# Check scale of Reply Tool Usage

[Task](https://phabricator.wikimedia.org/T263050)

## Overview

The reply tool was deployed as an opt-out preference on Arabic, Czech and Hungraian Wikipedias on 24 September 2020. This task is about determining the above so we can decide whether the data we've gathered "thus far" is representative enough to begin work on the workflow engagement metrics.

## Metrics
* Number of events: a count of init events grouped by wiki and user edit count (read: experience level); logged out users should be included as well
* Number of people: a count of the unique people who triggered an init event in the Reply Tool, grouped by wiki and user edit count (read: experience level); logged out users should be included as well

Notes: Review mediawiki tags as well to compate
Questions: Only reviewing ar, czech and hungarian wikis

In [36]:
shhh <- function(expr) suppressPackageStartupMessages(suppressWarnings(suppressMessages(expr)))
shhh({
    library(magrittr); library(zeallot); library(glue); library(tidyverse); library(zoo); library(lubridate)
    library(scales)
})

In [100]:
## Collect Dicussion tool init events for opt-out wikis since deployment date

query<- "
SELECT
  event.user_editcount AS edit_count,
  event.user_id AS user,
  wiki AS wiki,
  COUNT(*) AS events
FROM event.editattemptstep
WHERE
  year = 2020 
-- events since deployment date
  AND ((month = 09 and day >= 24) OR (month >= 10))
-- review wikis where deployed as opt-out
  AND wiki IN ('arwiki', 'cswiki', 'huwiki')
  AND event.integration= 'discussiontools'
  AND event.action = 'init'
GROUP BY 
  event.user_editcount,
  event.user_id,
  wiki"

In [101]:
collect_events_optout_wikis <- wmfdata::query_hive(query)

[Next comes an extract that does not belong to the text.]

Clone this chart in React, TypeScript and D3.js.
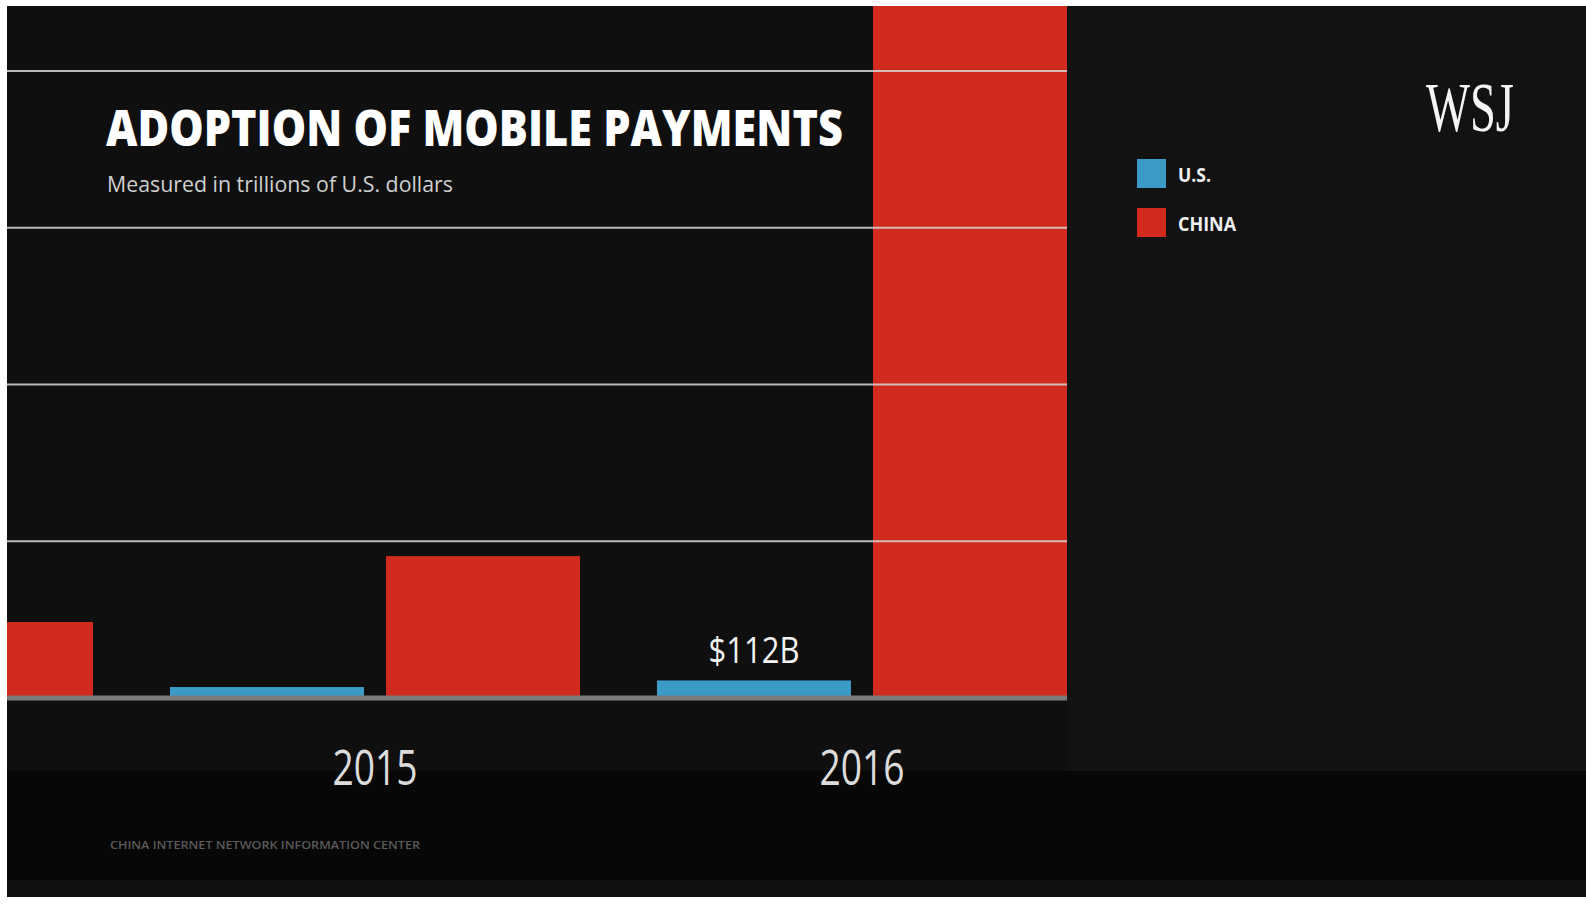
import React, { useEffect, useRef } from 'react';
import * as d3 from 'd3';

const years = ['2014', '2015', '2016'];
const seriesNames = ['U.S.', 'CHINA'];
const usValues = [0.04, 0.07, 0.112];
const chinaValues = [0.485, 0.905, 5.5];
const gridTicks = [1, 2, 3, 4];
const shownYears = ['2015', '2016'];
const valueLabel = { year: '2016', series: 'U.S.', text: '$112B' };

const App: React.FC = () => {
  const chartRef = useRef<SVGSVGElement | null>(null);

  useEffect(() => {
    renderChart();
  }, []);

  const renderChart = () => {
    const W = 1586;
    const H = 905;
    const frame = { left: 7, top: 6, right: 1586, bottom: 897 };
    const plot = { left: 7, right: 1067, top: 6, base: 698 };

    d3.select(chartRef.current).selectAll('*').remove();

    const svg = d3.select(chartRef.current)
      .attr('width', W)
      .attr('height', H);

    svg.append('rect').attr('width', W).attr('height', H).attr('fill', '#ffffff');

    // dark frame with the darker strip at the bottom
    svg.append('rect')
      .attr('x', frame.left).attr('y', frame.top)
      .attr('width', frame.right - frame.left).attr('height', frame.bottom - frame.top)
      .attr('fill', '#121212');
    svg.append('rect')
      .attr('x', plot.left).attr('y', plot.top)
      .attr('width', plot.right - plot.left).attr('height', 765)
      .attr('fill', '#0f0f10');
    svg.append('rect')
      .attr('x', frame.left).attr('y', 771)
      .attr('width', frame.right - frame.left).attr('height', 109)
      .attr('fill', '#070707');
    svg.append('rect')
      .attr('x', frame.left).attr('y', 880)
      .attr('width', frame.right - frame.left).attr('height', frame.bottom - 880)
      .attr('fill', '#101010');

    svg.append('clipPath').attr('id', 'plot-clip')
      .append('rect')
      .attr('x', plot.left).attr('y', plot.top)
      .attr('width', plot.right - plot.left).attr('height', plot.base - plot.top);

    const x = d3.scaleBand()
      .domain(years)
      .range([-317, 1067])
      .paddingInner(0.158)
      .paddingOuter(0);

    const xs = d3.scaleBand()
      .domain(seriesNames)
      .range([0, x.bandwidth()])
      .paddingInner(0.102)
      .paddingOuter(0);

    const y = d3.scaleLinear()
      .domain([0, 4])
      .range([plot.base, 71]);

    const color = d3.scaleOrdinal<string>()
      .domain(seriesNames)
      .range(['#3a9bc6', '#d12b1f']);

    const rows = years.map((yr, i) => ({ year: yr, values: [usValues[i], chinaValues[i]] }));

    const bars = svg.append('g').attr('clip-path', 'url(#plot-clip)');
    rows.forEach(row => {
      row.values.forEach((v, j) => {
        const s = seriesNames[j];
        bars.append('rect')
          .attr('x', x(row.year)! + xs(s)!)
          .attr('y', y(v))
          .attr('width', xs.bandwidth())
          .attr('height', plot.base - y(v))
          .attr('fill', color(s));
      });
    });

    // gridlines sit over the bars
    svg.append('g')
      .selectAll('line')
      .data(gridTicks)
      .enter().append('line')
      .attr('x1', plot.left)
      .attr('x2', plot.right)
      .attr('y1', d => y(d))
      .attr('y2', d => y(d))
      .attr('stroke', '#d6d6d6')
      .attr('stroke-opacity', 0.85)
      .attr('stroke-width', 2);

    // baseline
    svg.append('line')
      .attr('x1', plot.left).attr('x2', plot.right)
      .attr('y1', y(0)).attr('y2', y(0))
      .attr('stroke', '#7a7a7a')
      .attr('stroke-width', 5);

    // value label
    const li = years.indexOf(valueLabel.year);
    svg.append('text')
      .attr('x', x(valueLabel.year)! + xs(valueLabel.series)! + xs.bandwidth() / 2)
      .attr('y', y(usValues[li]) - 17)
      .attr('text-anchor', 'middle')
      .style('font-family', 'Open Sans, sans-serif')
      .style('font-size', '36px')
      .style('fill', '#f2f2f2')
      .attr('textLength', 91)
      .attr('lengthAdjust', 'spacingAndGlyphs')
      .text(valueLabel.text);

    // year labels
    svg.append('g')
      .selectAll('text')
      .data(shownYears)
      .enter().append('text')
      .attr('x', d => x(d)! + x.bandwidth() / 2)
      .attr('y', 785)
      .attr('text-anchor', 'middle')
      .style('font-family', 'Open Sans, sans-serif')
      .style('font-size', '49px')
      .style('fill', '#dcdcdc')
      .attr('textLength', 85)
      .attr('lengthAdjust', 'spacingAndGlyphs')
      .text(d => d);

    // title block
    svg.append('text')
      .attr('x', 106)
      .attr('y', 146)
      .style('font-family', 'Open Sans, sans-serif')
      .style('font-size', '49px')
      .style('font-weight', 800)
      .style('fill', '#ffffff')
      .attr('textLength', 737)
      .attr('lengthAdjust', 'spacingAndGlyphs')
      .text('ADOPTION OF MOBILE PAYMENTS');

    svg.append('text')
      .attr('x', 107)
      .attr('y', 192)
      .style('font-family', 'Open Sans, sans-serif')
      .style('font-size', '21px')
      .style('fill', '#cfcfcf')
      .attr('textLength', 346)
      .attr('lengthAdjust', 'spacingAndGlyphs')
      .text('Measured in trillions of U.S. dollars');

    // legend
    const legend = svg.append('g').attr('transform', 'translate(1137, 159)');
    seriesNames.forEach((s, i) => {
      const item = legend.append('g').attr('transform', `translate(0, ${i * 49})`);
      item.append('rect')
        .attr('width', 29)
        .attr('height', 29)
        .attr('fill', color(s));
      item.append('text')
        .attr('x', 41)
        .attr('y', 23)
        .style('font-family', 'Open Sans, sans-serif')
        .style('font-size', '19px')
        .style('font-weight', 700)
        .style('fill', '#f0f0f0')
        .attr('textLength', s === 'CHINA' ? 58 : 33)
        .attr('lengthAdjust', 'spacingAndGlyphs')
        .text(s);
    });

    // logo
    svg.append('text')
      .attr('x', 1426)
      .attr('y', 131)
      .style('font-family', 'Liberation Serif, serif')
      .style('font-size', '70px')
      .style('fill', '#f4f4f4')
      .attr('textLength', 88)
      .attr('lengthAdjust', 'spacingAndGlyphs')
      .text('WSJ');

    // source
    svg.append('text')
      .attr('x', 110)
      .attr('y', 849)
      .style('font-family', 'Open Sans, sans-serif')
      .style('font-size', '11px')
      .style('font-weight', 600)
      .style('fill', '#5a5a5a')
      .attr('textLength', 310)
      .attr('lengthAdjust', 'spacingAndGlyphs')
      .text('CHINA INTERNET NETWORK INFORMATION CENTER');
  };

  return (
    <div style={{ position: 'absolute', left: 0, top: 0 }}>
      <svg ref={chartRef} style={{ display: 'block' }}></svg>
    </div>
  );
};

export default App;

Don't forget to authenticate with Kerberos using kinit



In [102]:
# add column with user edit count buckets

optout_events_with_editcount <- collect_events_optout_wikis %>%
    mutate(edit_count_bucket = case_when(
            edit_count == 0 ~ '0 edits',
            edit_count >=1 & edit_count <= 4 ~ '1-4 edits',
            edit_count >=5 & edit_count <= 99 ~ '5-99 edits',
            edit_count >=100 & edit_count <= 999 ~ '100-999 edits',
            edit_count >=1000 ~ '1000+ edits'))


In [103]:
# Order edit counts
optout_events_with_editcount$edit_count_bucket %<>% 
factor(levels= c("0 edits", "1-4 edits", "5-99 edits", "100-999 edits", "1000+ edits"))


# Number of Events

## Total Number of Events Overall

In [104]:
 #find number of init events by edit count bucket
event_counts_overall <- optout_events_with_editcount %>%
    group_by(edit_count_bucket) %>%
    summarise(num_events = sum(events))

event_counts_overall

`summarise()` ungrouping output (override with `.groups` argument)

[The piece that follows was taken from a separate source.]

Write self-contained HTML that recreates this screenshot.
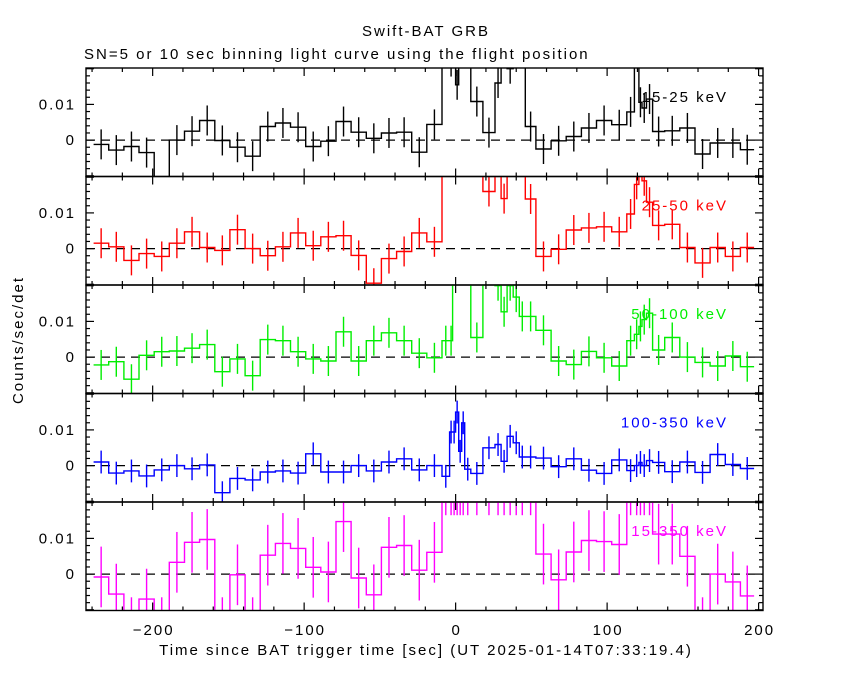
<!DOCTYPE html>
<html><head><meta charset="utf-8">
<style>
html,body{margin:0;padding:0;background:#fff;}
svg{display:block;font-family:"Liberation Sans",sans-serif;}
svg text{letter-spacing:2px;}
</style></head>
<body>
<svg id="chart" width="850" height="680" viewBox="0 0 850 680" xmlns="http://www.w3.org/2000/svg">
<rect x="0" y="0" width="850" height="680" fill="#fff"/>
<text x="426" y="36" text-anchor="middle" font-size="15">Swift-BAT GRB</text>
<text x="84" y="59" font-size="15">SN=5 or 10 sec binning light curve using the flight position</text>
<text x="426" y="655" text-anchor="middle" font-size="15">Time since BAT trigger time [sec] (UT 2025-01-14T07:33:19.4)</text>
<text x="0" y="0" transform="translate(23,340) rotate(-90)" text-anchor="middle" font-size="15">Counts/sec/det</text>
<g id="panels"></g>
</svg>
<script>
const edges = [-239,-229,-219,-209,-199,-189,-179,-169,-159,-149,-139,-129,-119,-109,-99,-89,-79,-69,-59,-49,-39,-29,-19,-9,
 -4,-2,0,2,4,6,10,18,26,30,34,38,42,46,53,
 63,73,83,93,103,113,118,121,123,126,130,138,148,158,168,178,188,197];
const bandLabels = ["15-25 keV","25-50 keV","50-100 keV","100-350 keV","15-350 keV"];
const bandColors = ["#000000","#ff0000","#00ee00","#0000ff","#ff00ff"];
const rate15_25 = [-0.0012,-0.0028,-0.0018,-0.0035,-0.015,0.0,0.0025,0.0055,-0.0001,-0.002,-0.0045,0.0038,0.0048,0.0036,-0.0018,-0.0003,0.0052,0.0022,0.0005,0.002,0.0022,-0.0034,0.0044,
 0.025,0.022,0.025,0.0155,0.025,0.025,0.025,0.0108,0.0021,0.016,0.025,0.02,0.025,0.025,0.0038,
 -0.0025,-0.0002,0.001,0.0034,0.0055,0.0043,0.0079,0.025,0.0106,0.009,0.0115,0.0024,0.0026,0.0034,-0.0039,-0.0008,-0.0008,-0.0027];
const rate25_50 = [0.0015,0.0005,-0.0033,-0.0014,-0.0022,0.0015,0.0047,0.0003,-0.0005,0.0053,0,-0.002,0.0005,0.0044,0.0008,0.0033,0.0036,-0.0019,-0.0097,-0.0028,-0.0008,0.0044,0.0019,
 0.025,0.025,0.025,0.025,0.025,0.025,0.025,0.025,0.016,0.025,0.014,0.025,0.025,0.025,0.0139,
 -0.0022,-0.0002,0.0052,0.0058,0.0061,0.0047,0.0097,0.018,0.025,0.019,0.013,0.0065,0.0068,0.0003,-0.004,0.0003,-0.0022,0.0003];
const rate50_100 = [-0.0022,-0.0013,-0.0062,0.0005,0.0015,0.0017,0.0025,0.0035,-0.0041,-0.0005,-0.0052,0.0049,0.0046,0.0015,-0.0005,-0.0011,0.0071,-0.0011,0.0046,0.0068,0.0046,0.0011,-0.0002,
 0.0046,0.0046,0.025,0.025,0.025,0.025,0.025,0.0055,0.025,0.02,0.0127,0.02,0.0168,0.0114,0.0114,
 0.0075,-0.0011,-0.0021,0.0016,-0.0002,-0.0025,0.0046,0.0064,0.0086,0.0105,0.0123,0.002,0.0055,0,-0.0015,-0.0025,0.0003,-0.0027];
const rate100_350 = [0.001,-0.0021,-0.0015,-0.0029,-0.0012,0,-0.0009,0.0002,-0.0076,-0.0036,-0.004,-0.0018,-0.0015,-0.0021,0.0033,-0.0018,-0.0018,0,-0.0015,0.001,0.0019,-0.0012,0,
 -0.003,0.0094,0.0094,0.015,0.004,0.012,-0.001,-0.0022,0.005,0.0059,0.0012,0.0082,0.0064,0.0024,0.0024,
 0.0021,-0.0003,0.0019,-0.0013,-0.0022,0.0016,-0.0014,0,0.0009,0,0.0014,0.0009,-0.0017,0.001,-0.0019,0.0031,0.0003,-0.0008];
const rate15_350 = [-0.0008,-0.0056,-0.015,-0.007,-0.015,0.0033,0.0089,0.0097,-0.015,-0.0002,-0.015,0.0053,0.0086,0.0072,0.0019,0.0006,0.0147,-0.0011,-0.0058,0.0075,0.008,0.0011,0.0061,
 0.025,0.025,0.025,0.025,0.025,0.025,0.025,0.025,0.025,0.025,0.025,0.025,0.025,0.025,0.025,
 0.0056,-0.0016,0.0062,0.0094,0.0091,0.0083,0.025,0.025,0.025,0.025,0.025,0.0112,0.0112,0.005,-0.015,0,-0.0022,-0.0061];
const bandErrors = [0.0042,0.0042,0.0042,0.0032,0.0085];
const xTickLabels = [-200,-100,0,100,200];
const yTickLabels = [0,0.01];

const series = [rate15_25, rate25_50, rate50_100, rate100_350, rate15_350];
const NS = "http://www.w3.org/2000/svg";
const X0 = 86, X1 = 763, TMIN = -244, TMAX = 202.9;
const PTOP = 68, PH = 108.5, YMIN = -0.0102, YMAX = 0.0202;
function xs(t){ return X0 + (t - TMIN) / (TMAX - TMIN) * (X1 - X0); }
function ys(p, v){ return PTOP + p*PH + (YMAX - v) / (YMAX - YMIN) * PH; }
function mk(tag, attrs, parent){ const e = document.createElementNS(NS, tag); for (const k in attrs) e.setAttribute(k, attrs[k]); parent.appendChild(e); return e; }
const root = document.getElementById('panels');
const defs = mk('defs', {}, root);

series.forEach((vals, p) => {
  const top = PTOP + p*PH, bot = top + PH;
  const g = mk('g', {}, root);
  
  
  const cp = mk('clipPath', {id: 'clip' + p}, defs);
  mk('rect', {x: X0, y: top, width: X1 - X0, height: PH}, cp);
  const zl = mk('line', {x1: X0, x2: X1, y1: ys(p,0), y2: ys(p,0), stroke: '#000', 'stroke-width': 1.2, 'stroke-dasharray': '9,6'}, g);
  
  
  const dg = mk('g', {'clip-path': 'url(#clip' + p + ')', stroke: bandColors[p], 'stroke-width': 1.4, fill: 'none'}, g);
  
  
  let d = '';
  vals.forEach((v, i) => {
    const xa = xs(edges[i]), xb = xs(edges[i+1]), y = ys(p, v);
    d += (i === 0 ? 'M' : 'L') + xa.toFixed(1) + ',' + y.toFixed(1) + 'L' + xb.toFixed(1) + ',' + y.toFixed(1);
  });
  const st = mk('path', {d: d}, dg);
  
  
  vals.forEach((v, i) => {
    const xc = xs((edges[i] + edges[i+1]) / 2);
    const eb = mk('line', {x1: xc, x2: xc, y1: ys(p, v + bandErrors[p]), y2: ys(p, v - bandErrors[p])}, dg);
    
    
  });
  const fr = mk('rect', {x: X0, y: top, width: X1 - X0, height: PH, fill: 'none', stroke: '#000', 'stroke-width': 1.4}, g);
  
  
  for (let t = -240; t <= 200; t += 20) {
    const x = xs(t), L = (t % 100 === 0) ? 8 : 4;
    mk('line', {x1: x, x2: x, y1: top, y2: top + L, stroke: '#000', 'stroke-width': 1.2}, g);
    mk('line', {x1: x, x2: x, y1: bot, y2: bot - L, stroke: '#000', 'stroke-width': 1.2}, g);
  }
  for (let k = -5; k <= 10; k++) {
    const v = k * 0.002; const y = ys(p, v);
    if (y < top - 0.1 || y > bot + 0.1) continue;
    const L = (k % 5 === 0) ? 8 : 4;
    mk('line', {x1: X0, x2: X0 + L, y1: y, y2: y, stroke: '#000', 'stroke-width': 1.2}, g);
    mk('line', {x1: X1, x2: X1 - L, y1: y, y2: y, stroke: '#000', 'stroke-width': 1.2}, g);
  }
  yTickLabels.forEach(v => {
    const tl = mk('text', {x: 76, y: ys(p, v) + 5, 'text-anchor': 'end', 'font-size': 15, fill: '#000'}, g);
    tl.textContent = v === 0 ? '0' : String(v);
    
    
  });
  const lb = mk('text', {x: 728, y: top + 34, 'text-anchor': 'end', 'font-size': 15, fill: bandColors[p]}, g);
  lb.textContent = bandLabels[p];
  
  
});
const xg = mk('g', {}, root);


xTickLabels.forEach(t => {
  const tl = mk('text', {x: xs(t) + 1, y: 635, 'text-anchor': 'middle', 'font-size': 15, fill: '#000'}, xg);
  tl.textContent = String(t).replace('-', '\u2212');
  
  
});
</script>
</body></html>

edit_count_bucket,num_events
<fct>,<int>
0 edits,58
1-4 edits,80
5-99 edits,75
100-999 edits,42
1000+ edits,364


There have been 619 events to date, most by senior contributors (those with 1000 or more edits). We're only seeing about 213 total events from editors with 100 or less edits.

Note: We do not know the edit count for logged out users. They are all recorded with an edit count of 0 in the data. 

## Number of Events By Wiki 

In [105]:
 #find number of init events by edit count bucket
event_counts_overall <- optout_events_with_editcount %>%
    group_by(wiki) %>%
    summarise(num_events = sum(events))

event_counts_overall

`summarise()` ungrouping output (override with `.groups` argument)



wiki,num_events
<chr>,<int>
arwiki,330
cswiki,97
huwiki,192


Over half of the events come from Arabic Wikipedia. Czech Wikipedia has the lowest number of events (only 97)

## Number of Events By Wiki and Edit Count

In [106]:
 #find number of init events by wiki and user edit count
event_counts <- optout_events_with_editcount %>%
    group_by(wiki, edit_count_bucket) %>%
    summarise(num_events = sum(events)) %>%
    arrange(wiki, edit_count_bucket)
 
event_counts


`summarise()` regrouping output by 'wiki' (override with `.groups` argument)



wiki,edit_count_bucket,num_events
<chr>,<fct>,<int>
arwiki,0 edits,19
arwiki,1-4 edits,28
arwiki,5-99 edits,34
arwiki,100-999 edits,22
arwiki,1000+ edits,227
cswiki,0 edits,7
cswiki,1-4 edits,29
cswiki,5-99 edits,17
cswiki,100-999 edits,9
cswiki,1000+ edits,35


We the see the same trend of most events coming from senior contributors for each target wikipedia.

# Number of People

Note: We cannot determine the distinct number of logged out users as we do not have a unique identifier for them recorded for discussion tool related events. The below numbers represent the total number of logged in users. 

## Total Number of People By Wiki and User Edit Count

In [120]:
## Total Number of People By User Edit Count

user_counts_byeditcount <- optout_events_with_editcount %>%
# unable to identify distinct logged out users so removing from this analysis
    filter(user != 0) %>%
    group_by(wiki, edit_count_bucket) %>%
    summarise(num_users = n_distinct(user))

user_counts_byeditcount

`summarise()` regrouping output by 'wiki' (override with `.groups` argument)



wiki,edit_count_bucket,num_users
<chr>,<fct>,<int>
arwiki,0 edits,5
arwiki,1-4 edits,25
arwiki,5-99 edits,23
arwiki,100-999 edits,13
arwiki,1000+ edits,43
cswiki,0 edits,3
cswiki,1-4 edits,19
cswiki,5-99 edits,11
cswiki,100-999 edits,8
cswiki,1000+ edits,16


There have been 226 distinct users of the reply tool since released as op-out. The majority of users come from Arabic Wikipedia.


Except for Czech Wikipedia, the majority of reply tool users in each target wiki are Senior Contributors with 1000 or more cumulative edits. On Czech Wikipedia, those with 1-4 edits have just a couple more (19 compared to 16 users).

## Logged Out Events

We cannot determine the distinct number of logged out users as we do not have a unique identifier for them; however, we can determine the number of events that come from logged out users

In [121]:
## Total Number of Logged Out Events

user_events_byloggedout <- optout_events_with_editcount %>%
    filter(user == 0) %>%
    group_by(wiki, edit_count_bucket) %>%
    summarise(num_events = sum(events))

user_events_byloggedout

`summarise()` regrouping output by 'wiki' (override with `.groups` argument)



wiki,edit_count_bucket,num_events
<chr>,<fct>,<int>
arwiki,0 edits,11
cswiki,0 edits,4
huwiki,0 edits,30